Man with €150k of drugs 'stood drinking juice' as house burned
A Dublin man who stored more than €150,000 of prescription and illegal drugs at his home was found drinking a glass of orange juice in the kitchen while the building was on fire, a court has heard.
Gda Neill McGrath was responding to a call about the house fire when he discovered Jason Kearney (37) in the kitchen of the smoke-filled property.
Gda McGrath said he had to shout at Kearney several times to get out of the house because he kept walking back into the kitchen.
Once the fire brigade had extinguished the flames, the garda saw tablets on a kitchen counter and later got a warrant to search the home for drugs.
During the raid, he found €104,604 of phenazepam tablets and €41,180 of zopiclone pills - which are both prescription only - as well as €7,400 of the illegal trifluoromethylphenylpiperazine (TFMPP) in zip-lock bags in the tumble dyer.

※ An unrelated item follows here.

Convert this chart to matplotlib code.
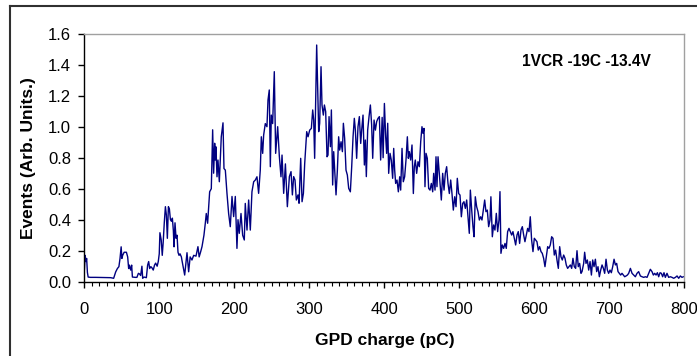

Father-of-three Kearney, of Foxborough Rise, Lucan, pleaded guilty at Dublin Circuit Criminal Court to possessing TFMPP for sale or supply at his home on May 27, 2015.
He has 15 previous convictions and is in custody until 2023 for a serious drugs offence, after being sentenced last month.
Yesterday, Judge Martin Nolan imposed a three-year sentence, to run concurrently to the jail term he is currently serving.
Gda McGrath told Gerardine Small, prosecuting, that Kearney made admissions in interview after his arrest and revealed he was to receive €1,000 for storing the tablets.
The garda agreed with Michael Bowman, defending, that his client had been "clearly on some type of intoxicant" when he was walking around with a glass of orange while his house was on fire.
Gda McGrath accepted that Kearney was unsure what type of drugs he was holding and that he had put them in the tumble dryer because it was the handiest place.
He further agreed that Kearney had a significant history of drug abuse and drug offending.
Judge Nolan noted that the defendant was a man who has been "addicted all his life to drugs".
He accepted that Kearney was to get a reward for holding the tablets, but said it was unjust to impose a consecutive element to the sentence he was already serving.